I began learning and practicing meditation four years ago. At the time I was emotionally and materially wealthy, but I felt wretched throughout the day. Especially when I was alone in a public setting. It is hard to explain why one feels lonely or sad, or even happy and excited… when one lives whatever thought stream happens to exist at the time without being aware of it. It’s similar to being on a boat that is buffeted by strong currents. Only the experience is heart wrenching if we have no navigational skills. You get pulled in different directions, at nature’s mercy. The reason why I am talking about this, is that four years later my relationship with this thought stream is very different. Let’s go over distinct experiences that I had which seem to have a lot in common.
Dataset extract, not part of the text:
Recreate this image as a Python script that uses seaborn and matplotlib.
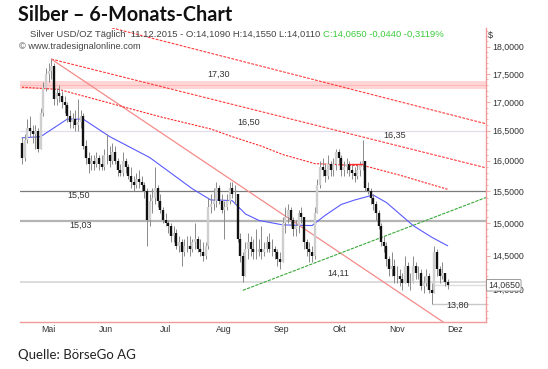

Three weeks ago, we were launching a new website at work with a fixed deadline. On launch day, my boss was having minor panic attacks, he was swearing and basically asking us why some technical aspects of the system weren’t working yet. I remained stoic and calm during this situation, being very careful at whatever thought was arising. In this sense I managed to remain very confident and assured in my position. I kept wondering what point would there be for all of us to get angry. His behavior did bring up a healthy amount of urgency to our situation, but that could have been introduced in a myriad more effective matters than to start blowing up in small, directs bursts.
Then last Friday I went to get laser eye surgery. The day of the surgery one of the specialists was taking 3D retinal scans of my eyes. He asked me how I felt about the surgery. I told him I had a soar throat from a flu that I had caught a week prior. Slightly surprised, he then asked me the same question with more emphasis on his words, what ABOUT THE SURGERY? I gave him a wry smile and said, somewhat passively, we’ll see when we get there. Again, I didn’t feel like identifying with an unknown future would do me any good. I wanted to remain calm and collected. Plus, I felt cool as fuck. This could have been considering careless, but I had already done my research and visualized the worst possible scenario and how my life would go on after that. In other words, I fully understood what my decision meant.
So far you could say this is awesome. You get to keep your cool on demand thanks to a consistent practice and a better understanding of your mind, but there seems to be more to it than we think. I have a hard time being exciting for just about anything these days. Everything is an experience, but I don’t have expectations and therefore there seems to be a lack of a build-up of what we could call energizing anticipation? For example, I was talking about long distance hiking with my yoga teacher and she said it must be a wonderful experience. I firmly agreed with her, but it didn’t sound very fervent on my part. Within seconds… I was uninterested. I was just as passive as I would be in any other situation. I don’t know what to think of all this. Perhaps I have become too objective in my approach, perhaps my approach was initially rooted in fear, therefore I looked at my thoughts with much skepticism and even a hint of retribution as I slowly started stripping off each layer of the onion. There’s this lack of vibrancy. I am nowhere near the picture of a monk wearing orange garments jumping around with a smile that is backed up with megatons of compassion and joy(maybe that’s just in the movies). The zest for life has somehow slipped away. I don’t think it’s apathy since I do not feel or show signs of depression. Nor do I lack energy. In fact I feel very functional, physically in shape and emotionally stable.
I suspect that my first stance, which was about waging war on thoughts and a strong focus on dispelling the self also flushed out the power of imagination, the power of wonder and of curiosity. I have pondered on this a few times now. There is a narrow line between imagination and projection of self in the future.
My plan for now is to look at practices that might help me with cultivating a sense of engagement, while still keeping up with my profound interest in self-understanding. This reminds me of something that Alan Watts once talked about in one of his audio books. It was his description of what a distinguished individual would be like. He said that this individual in question would live on two levels. First, he would know, at a deep level, that there is no self. Secondly he would know that the ego, or a constitution of self remains remarkably useful in day to day living. The second points to the idea of forging an identity that suits us in our daily life within society. He said that the ego ideally resembled a measuring unit. Undeniably useful, but it remains a fiction, an invention that simply facilitates a process. I would love to get some feedback on this. How do you manage non-attachment while being engaged? Has anything in particular helped you when you felt like you slipped into apathy or carelessness?
To that, I am going to listen to some jazz and sip some tea. I wish everyone a great evening.